Section 6.2. COLLECTION OF NET RENT. The Cities, acting by and through the Board,
shall through appropriate billings, statements or otherwise, furnished and delivered to the
Lessee, cause the Net Rent payable under the Special Facilities Agreement to be collected by the
Board not less than one (1) full business day prior to the date specified in Article VII hereof for
the deposit or transfer into the various funds created therein for the purposes described, and the
dates on which such collections are required and the amounts required by said Article VII hereof
for the purposes of this Ordinance and for the purpose of subsection (a) of Section 5.2 and all
other relevant subsections and sections of the Special Facilities Agreement shall be the due date
for the payment and collection of Net Rent and the times and amounts payable thereunder.
16
AR'T'ICLE VII
Pledge, Special Funds, Flow of Funds
Section 7.1. PLEDGE. The Bonds shall be and are hereby declared to be payable solely
from and secured by an irrevocable first and superior lien on and pledge of (a) the Net Rent
(except that part received on account of the costs and charges of any Paying Agent or Paying
Agents) and the special funds herein created in which Net Rent from time to time shall be on
deposit as herein required; (b) any amounts on deposit in the special funds herein created and
credited against the Net Rent payable by Lessee, under paragraph (b) of Section 5.2 of the
Special Facilities Agreement; and (c) in the event of a default in the payment of Net Rent by the
Lessee under the Special Facilities Agreement, then the gross receipts (equal to the amount of
the Net Rent payable under the terms of the Special Facilities Agreement), derived by the Board
from the exercise of any remedy on default specified or permitted by Section 7.2 of the Special
Facilities Agreement. All of the items of money described above are herein collectively called and
defined as the "Pledged Revenues."
Section 7.2. SPECIAL FUNDS. In addition to the Construction Fund and the other funds
heretofore and hereafter established as a part of the Joint Airport Fund pursuant to the Contract
and Agreement, the 1968 Concurrent Bond Ordinance and other ordinances authorizing bonds
relating to the Airport, the Cities hereby establish within the Joint Airport Fund and direct
that the same be maintained by the Board the following special funds, to wit:
(a) Flying Tiger Special Facilities Net Rent Clearance Fund (hereinafter called "Net
Rent Clearance Fund");
(b) Flying Tiger Special Facilities Bond Interest and Sinking Fund (hereinbefore and
hereinafter called the "Bond Interest and Sinking Fund"); and
(c) Flying Tiger Special Facilities Bond Reserve Fund (hereinbefore and hereinafter
called the "Bond Reserve Fund").
Section 7.3. FLOW OF FUNDS. That portion of Pledged Revenues credited against the Net
Rent payable by Lessee under subsection (b) of Section 5.2 of the Special Facilities Agreement
shall at all times remain in or be transferred to the appropriate funds created in and as directed by
this Ordinance.
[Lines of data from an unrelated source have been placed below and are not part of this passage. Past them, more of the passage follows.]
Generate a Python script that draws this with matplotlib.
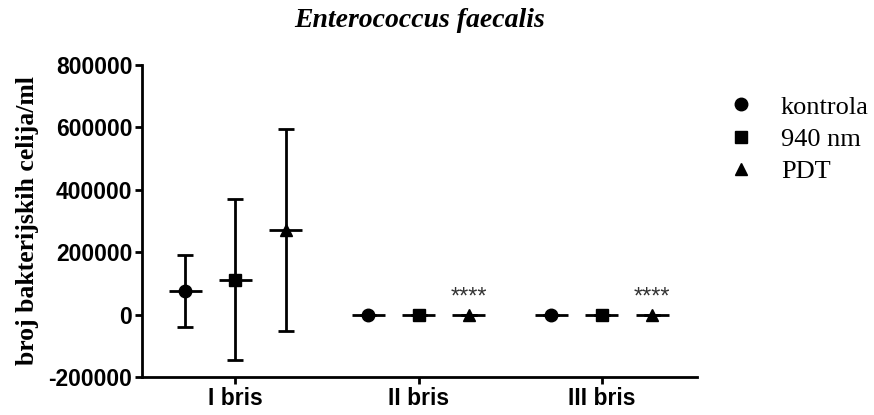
import matplotlib
matplotlib.use("Agg")
import matplotlib.pyplot as plt
from matplotlib.lines import Line2D
import numpy as np

categories = ["I bris", "II bris", "III bris"]
groups = ["kontrola", "940 nm", "PDT"]
means = {
    "kontrola": [75000, 0, 0],
    "940 nm": [112000, 0, 0],
    "PDT": [272000, 0, 0],
}
errs = {
    "kontrola": [116000, 0, 0],
    "940 nm": [258000, 0, 0],
    "PDT": [324000, 0, 0],
}
markers = {"kontrola": "o", "940 nm": "s", "PDT": "^"}
signif = ["", "****", "****"]
yticks = [-200000, 0, 200000, 400000, 600000, 800000]

fig = plt.figure(figsize=(8.74, 4.15), dpi=100)
ax = fig.add_axes([0.1625, 0.0916, 0.635, 0.7518])

x = np.arange(len(categories))
offsets = [-0.275, 0.0, 0.275]
half = 0.09
for g, off in zip(groups, offsets):
    xs = x + off
    m = np.array(means[g])
    e = np.array(errs[g])
    ax.errorbar(xs, m, yerr=e, fmt="none", ecolor="black", elinewidth=2,
                capsize=6, capthick=2, zorder=2)
    ax.hlines(m, xs - half, xs + half, colors="black", linewidth=2, zorder=2)
    ax.plot(xs, m, linestyle="none", marker=markers[g], color="black",
            markersize=9 if markers[g] != "^" else 8, zorder=3)

for i, s in enumerate(signif):
    if s:
        ax.annotate(s, xy=(x[i] + offsets[2], means["PDT"][i] + errs["PDT"][i]),
                    xytext=(0, 4), textcoords="offset points", ha="center",
                    va="bottom", fontsize=17, color="#333333",
                    family="Liberation Sans")

ax.set_xlim(-0.51, 2.52)
ax.set_ylim(-200000, 800000)
ax.set_yticks(yticks)
ax.set_yticklabels([str(v) for v in yticks])
ax.set_xticks(x)
ax.set_xticklabels(categories)
for lab in ax.get_xticklabels() + ax.get_yticklabels():
    lab.set_fontfamily("Liberation Sans")
    lab.set_fontweight("bold")
    lab.set_fontsize(16.5)
ax.spines["top"].set_visible(False)
ax.spines["right"].set_visible(False)
ax.spines["left"].set_linewidth(2)
ax.spines["bottom"].set_linewidth(2)
ax.tick_params(axis="both", width=2, length=5, pad=2)

ax.set_ylabel("broj bakterijskih celija/ml", fontsize=18.5, fontweight="bold",
              family="Liberation Serif", labelpad=7)
ax.set_title("Enterococcus faecalis", fontsize=20, fontweight="bold",
             style="italic", family="Liberation Serif", pad=27)

handles = [Line2D([], [], linestyle="none", marker=markers[g], color="black",
                  markersize=9 if markers[g] != "^" else 8) for g in groups]
fig.legend(handles, groups, loc="upper left", bbox_to_anchor=(0.806, 0.828),
           frameon=False, prop={"family": "Liberation Serif", "size": 19},
           handletextpad=1.0, labelspacing=0.33, handlelength=1.0)

fig.savefig("out.png", dpi=100)
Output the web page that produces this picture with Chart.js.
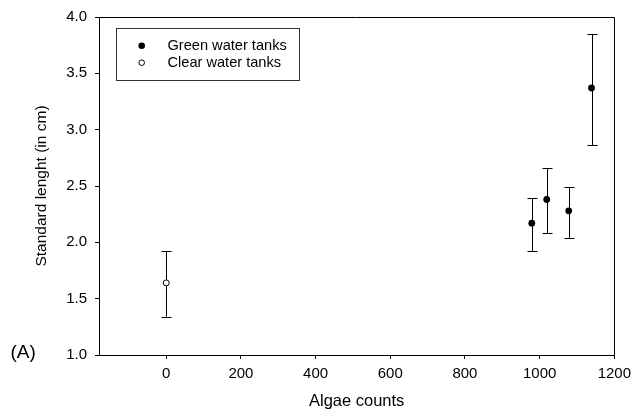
<!DOCTYPE html>
<html>
<head>
<meta charset="utf-8">
<script src="https://cdn.jsdelivr.net/npm/chart.js@4/dist/chart.umd.min.js"></script>
<style>
  html, body { margin: 0; padding: 0; background: #fff; }
  #wrap { width: 637px; height: 413px; }
</style>
</head>
<body>
<div id="wrap"><canvas id="chart" width="637" height="413"></canvas></div>
<script>
// values
const greenX = [979, 1019, 1078, 1139];
const greenY = [2.17, 2.38, 2.28, 3.37];
const greenHigh = [2.39, 2.66, 2.49, 3.85];
const greenLow = [1.92, 2.08, 2.04, 2.86];

const clearX = [0];
const clearY = [1.64];
const clearHigh = [1.92];
const clearLow = [1.34];

const xTicks = [0, 200, 400, 600, 800, 1000, 1200];
const yTicks = [1.0, 1.5, 2.0, 2.5, 3.0, 3.5, 4.0];

const seriesNames = ['Green water tanks', 'Clear water tanks'];
const xTitle = 'Algae counts';
const yTitle = 'Standard lenght (in cm)';
const panelLabel = '(A)';

const FONT = '"Liberation Sans", Arial, sans-serif';
Chart.defaults.font.family = FONT;
Chart.defaults.color = '#000';

function toPoints(xs, ys) {
    return xs.map((x, i) => ({ x: x, y: ys[i] }));
}

// vertical error bars with caps, drawn under the points
const errorBars = {
    id: 'errorBars',
    beforeDatasetsDraw(chart) {
        const ctx = chart.ctx;
        const xs = chart.scales.x, ys = chart.scales.y;
        const sets = [
            [greenX, greenHigh, greenLow],
            [clearX, clearHigh, clearLow]
        ];
        ctx.save();
        ctx.strokeStyle = '#000';
        ctx.lineWidth = 1;
        sets.forEach(([xv, hi, lo]) => {
            xv.forEach((x, i) => {
                const px = Math.round(xs.getPixelForValue(x)) + 0.5;
                const top = ys.getPixelForValue(hi[i]);
                const bot = ys.getPixelForValue(lo[i]);
                ctx.beginPath();
                ctx.moveTo(px, top);
                ctx.lineTo(px, bot);
                ctx.moveTo(px - 5, Math.round(top) + 0.5);
                ctx.lineTo(px + 5, Math.round(top) + 0.5);
                ctx.moveTo(px - 5, Math.round(bot) + 0.5);
                ctx.lineTo(px + 5, Math.round(bot) + 0.5);
                ctx.stroke();
            });
        });
        ctx.restore();
    }
};

// frame on top/right, boxed legend and the panel letter
const extras = {
    id: 'extras',
    afterDraw(chart) {
        const ctx = chart.ctx;
        const a = chart.chartArea;
        ctx.save();
        ctx.strokeStyle = '#000';
        ctx.lineWidth = 1;
        ctx.beginPath();
        ctx.moveTo(a.left, Math.round(a.top) + 0.5);
        ctx.lineTo(Math.round(a.right) + 0.5, Math.round(a.top) + 0.5);
        ctx.lineTo(Math.round(a.right) + 0.5, a.bottom);
        ctx.stroke();

        // legend box
        ctx.strokeStyle = '#333';
        ctx.strokeRect(116.5, 28.5, 183, 52);
        ctx.font = '14.6px ' + FONT;
        ctx.fillStyle = '#000';
        ctx.textBaseline = 'middle';
        ctx.textAlign = 'left';
        const rows = [45.7, 62.7];
        rows.forEach((y, i) => {
            ctx.beginPath();
            ctx.arc(141.7, y, i === 0 ? 3.3 : 2.8, 0, Math.PI * 2);
            if (i === 0) {
                ctx.fillStyle = '#000';
                ctx.fill();
            } else {
                ctx.fillStyle = '#fff';
                ctx.fill();
                ctx.strokeStyle = '#000';
                ctx.stroke();
            }
            ctx.fillStyle = '#000';
            ctx.fillText(seriesNames[i], 167.5, y + 0.5);
        });

        ctx.font = '19px ' + FONT;
        ctx.textBaseline = 'alphabetic';
        ctx.fillText(panelLabel, 10.5, 358);
        ctx.restore();
    }
};

new Chart(document.getElementById('chart').getContext('2d'), {
    type: 'scatter',
    data: {
        datasets: [
            {
                label: seriesNames[0],
                data: toPoints(greenX, greenY),
                pointRadius: 3.4,
                pointBackgroundColor: '#000',
                pointBorderColor: '#000',
                pointBorderWidth: 0
            },
            {
                label: seriesNames[1],
                data: toPoints(clearX, clearY),
                pointRadius: 3,
                pointBackgroundColor: '#fff',
                pointBorderColor: '#000',
                pointBorderWidth: 1
            }
        ]
    },
    options: {
        responsive: false,
        animation: false,
        layout: { padding: { top: 15, right: 17, left: 0, bottom: 0 } },
        plugins: {
            legend: { display: false },
            tooltip: { enabled: false }
        },
        scales: {
            x: {
                type: 'linear',
                min: -180,
                max: 1200,
                afterFit: (s) => { s.height = 58; },
                afterBuildTicks: (s) => { s.ticks = xTicks.map(v => ({ value: v })); },
                ticks: {
                    padding: 6,
                    font: { size: 15 },
                    color: '#000',
                    callback: (v) => String(v)
                },
                grid: {
                    drawOnChartArea: false,
                    drawTicks: true,
                    tickLength: 4,
                    color: '#000'
                },
                border: { display: true, color: '#000', width: 1 },
                title: {
                    display: true,
                    text: xTitle,
                    font: { size: 16.5 },
                    color: '#000',
                    padding: { top: 0, bottom: 2 }
                }
            },
            y: {
                type: 'linear',
                min: 1,
                max: 4,
                afterFit: (s) => { s.width = 99; },
                afterBuildTicks: (s) => { s.ticks = yTicks.map(v => ({ value: v })); },
                ticks: {
                    padding: 8,
                    font: { size: 15 },
                    color: '#000',
                    callback: (v) => v.toFixed(1)
                },
                grid: {
                    drawOnChartArea: false,
                    drawTicks: true,
                    tickLength: 4,
                    color: '#000'
                },
                border: { display: true, color: '#000', width: 1 },
                title: {
                    display: true,
                    text: yTitle,
                    font: { size: 15.5 },
                    color: '#000',
                    padding: { top: 32, bottom: 0 }
                }
            }
        }
    },
    plugins: [errorBars, extras]
});
</script>
</body>
</html>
Net Rent shall be collected by the Board and shall be paid by the Lessee in the
amounts and on the dates required by Section 6.2 hereof and, as collected, shall be held in the
Net Rent Clearance Fund within the Joint Airport Fund, and the Board shall make necessary
deposits and transfers thereof in the order of the following subsections and on the dates and
in the amounts indicated,to wit:
(a) The Board shall make transfers to the Bond Interest and Sinking Fund, after
accounting for any moneys already on deposit therein and available for the purposes, as
aforesaid, as follows, to wit:
(i) Beginning on October 1, 1979, and on the first day of each month thereafter,
the Board shall deposit an amount necessary to provide 1/6th of the amount of interest
to become due on the Series 1978 Bonds on May 1, 1980, and on each succeeding
interest payment thereafter.
(ii) Beginning on October 1, 1993, and on the first day of each month thereafter
through September 1, 2003, the Board shall deposit 1/12th of the following amounts
during the respective periods indicated, to-wit:
17
Period Amounts
1993-1994 ................................................................ $450,000
1994-1995 ................................................................ 500,000
1995-1996 ...... .............. .......................................... 550,000
1996-1997 -.............................................................. 600,000
1997-1998 ................................................................ 600,000
1998-1999 ................................................................ 650,000
1999-2000 ................................................................ 700,000
2000-2001 ................................................................ 750,000
2001-2002 ................................................................ 800,000
2002-2003 ................................................................ 900,000
If the Cities shall have redeemed some, but less than all, of Series 1978 Bonds pursuant
to their option of redemption contained in Section 3.4(a) hereof, then the amounts
required to be deposited in each respective year into the Bond Interest and Sinking
Fund under this sub-paragraph (ii) shall be proportionately reduced to the amount
necessary in each year to provide funds with which to mandatorily redeem in each
year the remaining unredeemed Series 1978 Bonds or to pay the unredeemed Series
1978 Bonds at maturity, in accordance with the provisions of Section 3.4(b) (i), as
adjusted by subsection (b) (iii) of said Section.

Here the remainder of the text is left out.